BEIRUT (Reuters) - Lebanon’s Shi’ite Hezbollah chief Sayyed Hassan Nasrallah has met his main political foe, Sunni majority leader Saad al-Hariri, for the first time since the war with Israel in 2006, a statement said on Monday.
The two men were adversaries in an 18-month political conflict that brought Lebanon to the brink of civil war in May before Qatari mediation produced a deal that led to the election of a new president and formation of a national unity government.
The rare meeting, which occurred on Sunday night, marks a breakthrough in the relationship between the two opponents and is likely to cool tensions before 2009 parliamentary elections.
“There was an affirmation of national unity and civil peace and the need to take all measures to prevent tension ... and to reinforce dialogue and to avoid strife regardless of political differences,” the statement issued by both sides said.
Hezbollah’s al Manar television aired footage of the meeting which was attended by aides to both leaders. The statement also said that Nasrallah and Hariri would be in “mutual contact.”

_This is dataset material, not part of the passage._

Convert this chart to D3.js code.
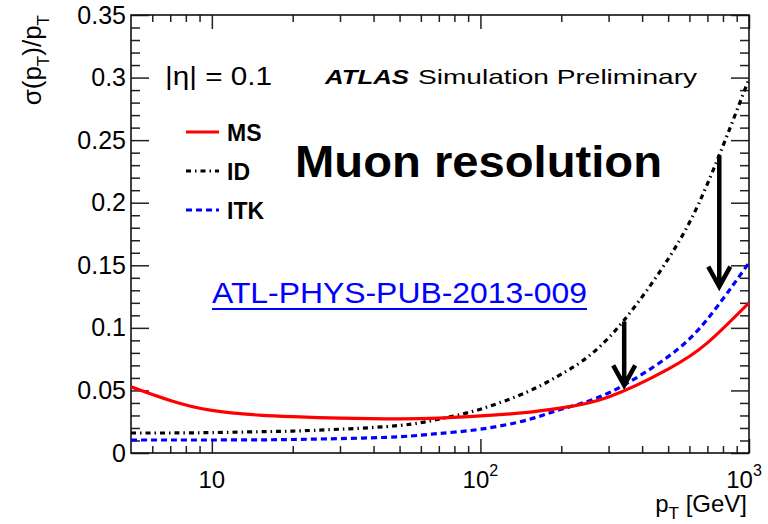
<!DOCTYPE html>
<html><head><meta charset="utf-8">
<script src="https://cdn.jsdelivr.net/npm/d3@7"></script>
<style>
html,body{margin:0;padding:0;background:#fff;}
text{font-family:"Liberation Sans",Arial,Helvetica,sans-serif;}
</style></head>
<body><svg id="c" width="768" height="524"></svg>
<script>
// ---- data ----
const pT = [5,7,10,15,20,30,50,70,100,150,200,300,500,700,1000];
const sigmaMS  = [0.053,0.042,0.034,0.0303,0.0290,0.0278,0.0272,0.0278,0.0296,0.0325,0.036,0.0448,0.067,0.088,0.120];
const sigmaID  = [0.016,0.016,0.0163,0.017,0.0175,0.019,0.022,0.027,0.035,0.049,0.063,0.092,0.155,0.215,0.299];
const sigmaITK = [0.0104,0.0104,0.0104,0.0105,0.0108,0.0115,0.013,0.0156,0.019,0.0265,0.035,0.048,0.077,0.107,0.152];
const seriesNames = ["MS","ID","ITK"];
const arrowPt = [775, 343];
const arrowFrom = [0.238, 0.105];
const arrowTo = [0.133, 0.054];
const yMajor = [0,0.05,0.1,0.15,0.2,0.25,0.3,0.35];
const yLabels = ["0","0.05","0.1","0.15","0.2","0.25","0.3","0.35"];
const xMajor = [10,100,1000];
const xLabelBase = ["10","10","10"];
const xLabelExp = ["","2","3"];

// ---- layout ----
const L=131,R=749,T=15,B=453;
const svg=d3.select("#c");
const x=d3.scaleLog().domain([5,1000]).range([L,R]);
const y=d3.scaleLinear().domain([0,0.35]).range([B,T]);

const yMinor=d3.range(0,0.351,0.01).map(v=>+v.toFixed(2)).filter(v=>Math.round(v*100)%5!==0);
const xMinor=[6,7,8,9,20,30,40,50,60,70,80,90,200,300,400,500,600,700,800,900];

function styleAxis(g){g.select(".domain").remove();g.selectAll(".tick line").attr("stroke","#222").attr("stroke-width",1.5);}

// left axis with labels
svg.append("g").attr("transform",`translate(${L},0)`)
  .call(d3.axisLeft(y).tickValues(yMajor).tickSizeInner(-18).tickSizeOuter(0).tickPadding(5)
     .tickFormat((d,i)=>yLabels[i]))
  .call(styleAxis)
  .call(g=>g.selectAll("text").attr("font-size",25).attr("fill","#000").attr("font-family","Liberation Sans, Arial"));
svg.append("g").attr("transform",`translate(${L},0)`)
  .call(d3.axisLeft(y).tickValues(yMinor).tickSizeInner(-9).tickSizeOuter(0).tickFormat(""))
  .call(styleAxis);
// right axis
svg.append("g").attr("transform",`translate(${R},0)`)
  .call(d3.axisRight(y).tickValues(yMajor).tickSizeInner(-18).tickSizeOuter(0).tickFormat(""))
  .call(styleAxis);
svg.append("g").attr("transform",`translate(${R},0)`)
  .call(d3.axisRight(y).tickValues(yMinor).tickSizeInner(-9).tickSizeOuter(0).tickFormat(""))
  .call(styleAxis);
// bottom axis
svg.append("g").attr("transform",`translate(0,${B})`)
  .call(d3.axisBottom(x).tickValues(xMajor).tickSizeInner(-14).tickSizeOuter(0).tickFormat(""))
  .call(styleAxis);
svg.append("g").attr("transform",`translate(0,${B})`)
  .call(d3.axisBottom(x).tickValues(xMinor).tickSizeInner(-7).tickSizeOuter(0).tickFormat(""))
  .call(styleAxis);
// top axis
svg.append("g").attr("transform",`translate(0,${T})`)
  .call(d3.axisTop(x).tickValues(xMajor).tickSizeInner(-14).tickSizeOuter(0).tickFormat(""))
  .call(styleAxis);
svg.append("g").attr("transform",`translate(0,${T})`)
  .call(d3.axisTop(x).tickValues(xMinor).tickSizeInner(-7).tickSizeOuter(0).tickFormat(""))
  .call(styleAxis);

// x labels
const xl=svg.append("g");
xMajor.forEach((v,i)=>{
  const t=xl.append("text").attr("y",488).attr("font-size",24).attr("text-anchor","middle")
    .attr("x",x(v)-(i===2?5:0));
  t.append("tspan").text(xLabelBase[i]);
  if(xLabelExp[i]) t.append("tspan").attr("font-size",16).attr("dy",-12).text(xLabelExp[i]);
});

// frame
svg.append("rect").attr("x",L).attr("y",T).attr("width",R-L).attr("height",B-T)
  .attr("fill","none").attr("stroke","#111").attr("stroke-width",1.6);

// curves
svg.append("clipPath").attr("id","clip").append("rect").attr("x",L).attr("y",T).attr("width",R-L).attr("height",B-T);
const line=d3.line().x(d=>x(d[0])).y(d=>y(d[1])).curve(d3.curveNatural);
const styles={
  MS:{c:"#ff0000",dash:null,vals:sigmaMS},
  ID:{c:"#000000",dash:"5,4,1.5,4",vals:sigmaID},
  ITK:{c:"#0000ff",dash:"6,4",vals:sigmaITK}
};
const cg=svg.append("g").attr("clip-path","url(#clip)");
["ID","ITK","MS"].forEach(n=>{
  const s=styles[n];
  cg.append("path").datum(pT.map((p,i)=>[p,s.vals[i]])).attr("d",line)
    .attr("fill","none").attr("stroke",s.c).attr("stroke-width",3.2)
    .attr("stroke-dasharray",s.dash);
});

// arrows
arrowPt.forEach((p,i)=>{
  const ax=x(p),y0=y(arrowFrom[i]),y1=y(arrowTo[i]);
  svg.append("path").attr("d",`M${ax},${y0}L${ax},${y1}M${ax-11},${y1-20}L${ax},${y1}L${ax+11},${y1-20}`)
    .attr("fill","none").attr("stroke","#000").attr("stroke-width",4.5).attr("stroke-linejoin","miter");
});

// legend
const legY=[132,171,210];
seriesNames.forEach((n,i)=>{
  const s=styles[n];
  svg.append("line").attr("x1",186).attr("x2",219).attr("y1",legY[i]).attr("y2",legY[i])
    .attr("stroke",s.c).attr("stroke-width",3.2).attr("stroke-dasharray",s.dash);
  svg.append("text").attr("x",227).attr("y",legY[i]+8.5).attr("font-size",23).attr("font-weight","bold").text(n);
});

// texts
svg.append("text").attr("x",165).attr("y",85).attr("font-size",26).attr("textLength",107)
  .attr("lengthAdjust","spacingAndGlyphs").text("|η| = 0.1");
svg.append("text").attr("x",325).attr("y",83.5).attr("font-size",21).attr("font-weight","bold")
  .attr("font-style","italic").attr("textLength",84).attr("lengthAdjust","spacingAndGlyphs").text("ATLAS");
svg.append("text").attr("x",418).attr("y",83.5).attr("font-size",21).attr("textLength",279)
  .attr("lengthAdjust","spacingAndGlyphs").text("Simulation Preliminary");
svg.append("text").attr("x",295).attr("y",177).attr("font-size",44).attr("font-weight","bold")
  .attr("textLength",367).attr("lengthAdjust","spacingAndGlyphs").text("Muon resolution");
svg.append("text").attr("x",212).attr("y",303).attr("font-size",30).attr("fill","#0000ff")
  .attr("textLength",375).attr("lengthAdjust","spacingAndGlyphs").text("ATL-PHYS-PUB-2013-009");
svg.append("line").attr("x1",212).attr("x2",587).attr("y1",309).attr("y2",309)
  .attr("stroke","#0000ff").attr("stroke-width",2);

// axis titles
const xt=svg.append("text").attr("x",747).attr("y",512).attr("font-size",24).attr("text-anchor","end");
xt.append("tspan").text("p");
xt.append("tspan").attr("font-size",17).attr("dy",7).text("T");
xt.append("tspan").attr("dy",-7).text(" [GeV]");

const yt=svg.append("text").attr("transform","translate(41,15) rotate(-90)").attr("font-size",26).attr("text-anchor","end");
yt.append("tspan").text("σ(p");
yt.append("tspan").attr("font-size",17).attr("dy",8).text("T");
yt.append("tspan").attr("dy",-8).text(")/p");
yt.append("tspan").attr("font-size",17).attr("dy",8).text("T");
</script></body></html>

The political crisis reached breaking point in May when Hezbollah and its allies briefly took control of the predominantly Muslim half of Beirut, sparking fighting with followers of rival leaders, including Hariri’s.

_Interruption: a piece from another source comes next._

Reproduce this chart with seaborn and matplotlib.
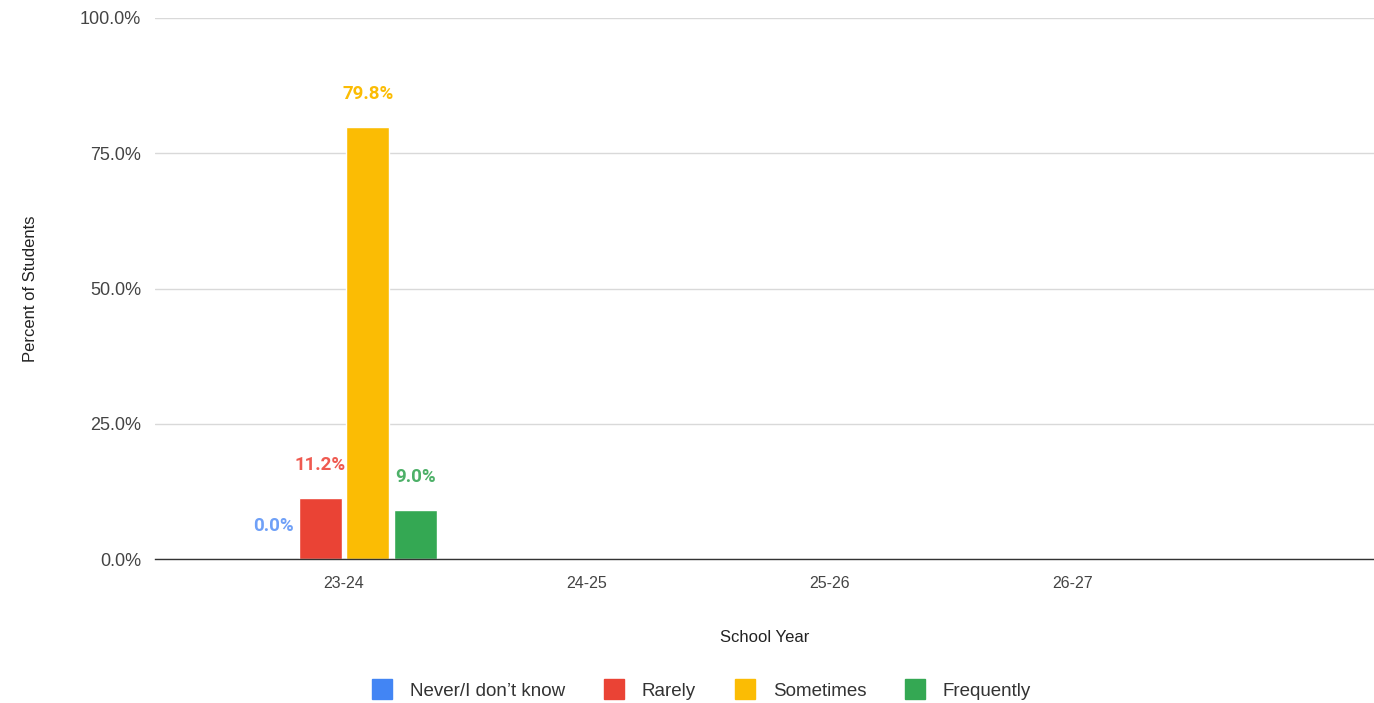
import pandas as pd
import matplotlib.pyplot as plt
import seaborn as sns
from matplotlib.lines import Line2D
from matplotlib.ticker import FuncFormatter

# Daten
years = ['23-24', '24-25', '25-26', '26-27']
responses = ['Never/I don\u2019t know', 'Rarely', 'Sometimes', 'Frequently']
year_2324 = [0.0, 11.2, 79.8, 9.0]

bar_colors = ['#4285F4', '#EA4335', '#FBBC04', '#34A853']
label_colors = ['#6FA0F7', '#EF5A50', '#FBBC04', '#4DB068']

sns.set_theme(style="white")
plt.rcParams['font.family'] = ['Liberation Sans', 'DejaVu Sans']

df = pd.DataFrame({
    'School Year': ['23-24'] * len(responses),
    'Response': responses,
    'Percent': year_2324,
})

fig = plt.figure(figsize=(13.74, 7.03), dpi=100)
ax = fig.add_axes([155 / 1374, 1 - 559 / 703, 1 - 155 / 1374, 541 / 703])

sns.barplot(
    data=df, x='School Year', y='Percent', hue='Response',
    order=years, hue_order=responses, palette=bar_colors,
    width=0.78, gap=0.09, ax=ax, legend=False, saturation=1,
)

# Werte annotieren
for cont, col in zip(ax.containers, label_colors):
    for bar in cont:
        h = bar.get_height()
        ax.annotate(f'{h:.1f}%', (bar.get_x() + bar.get_width() / 2, h),
                    xytext=(0, 24), textcoords='offset points',
                    ha='center', va='center', fontsize=13.5,
                    fontweight='bold', color=col,
                    family=['Roboto', 'DejaVu Sans'])

ax.set_ylim(0, 100)
ax.set_xlim(-0.778, 4.239)
ax.set_yticks([0, 25, 50, 75, 100])
ax.yaxis.set_major_formatter(FuncFormatter(lambda v, p: f'{v:.1f}%'))
ax.grid(axis='y', color='#d9d9d9', linewidth=1)
ax.set_axisbelow(True)
for s in ['top', 'right', 'left']:
    ax.spines[s].set_visible(False)
ax.spines['bottom'].set_color('#333333')
ax.spines['bottom'].set_linewidth(1)
ax.tick_params(axis='x', length=0, labelsize=11.5, colors='#444444', pad=12)
ax.tick_params(axis='y', length=0, labelsize=13, colors='#444444', pad=10)

ax.set_xlabel('School Year', fontsize=12, color='#222222', labelpad=28)
ax.set_ylabel('Percent of Students', fontsize=12, color='#222222', labelpad=30)

handles = [Line2D([], [], marker='s', linestyle='none', markersize=14,
                  markerfacecolor=c, markeredgecolor=c) for c in bar_colors]
fig.legend(handles, responses, loc='center', bbox_to_anchor=(697 / 1374, 1 - 691 / 703),
           ncol=4, frameon=False, fontsize=13.5, handletextpad=0.5,
           columnspacing=1.6, labelcolor='#333333')

fig.savefig('out.png', dpi=100)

The statement said the meeting was “honest and open” and said the leaders would encourage dialogue “by taking steps to calm the situation in the media and in the street.”
Some of the rivals had earlier made reconciliatory efforts but Hariri and Nasrallah’s meeting was seen as the most significant of these.
The statement said Hariri and Nasrallah were also committed to implementing the Qatari-mediated deal which had called for “national dialogue” talks, the first of which were held last month. The next session is due on November 5.
Central to the dialogue is a discussion on the fate of Hezbollah’s weapons.
Demands for the disarmament of the Syrian- and Iranian- backed Hezbollah are at the heart of more than three years of political turbulence in Lebanon since the 2005 assassination of former Prime Minister Rafik al-Hariri.
Saad al-Hariri, his father’s political heir, has insisted that the issue of Hezbollah’s weapons be discussed. Hezbollah says it needs its weapons to defend Lebanon from Israel. The group stood its ground in the 34-day war with Israel in 2006.
Hezbollah, which is the most powerful faction in Lebanon and heads an alliance with veto power in government, is not expected to yield to its opponents who want the group’s weapons to be folded under state control.
However it has expressed a willingness to discuss a defense strategy that would define the role of its guerrillas, who outgun the Lebanese army and are armed with thousands of missiles that can hit Israel.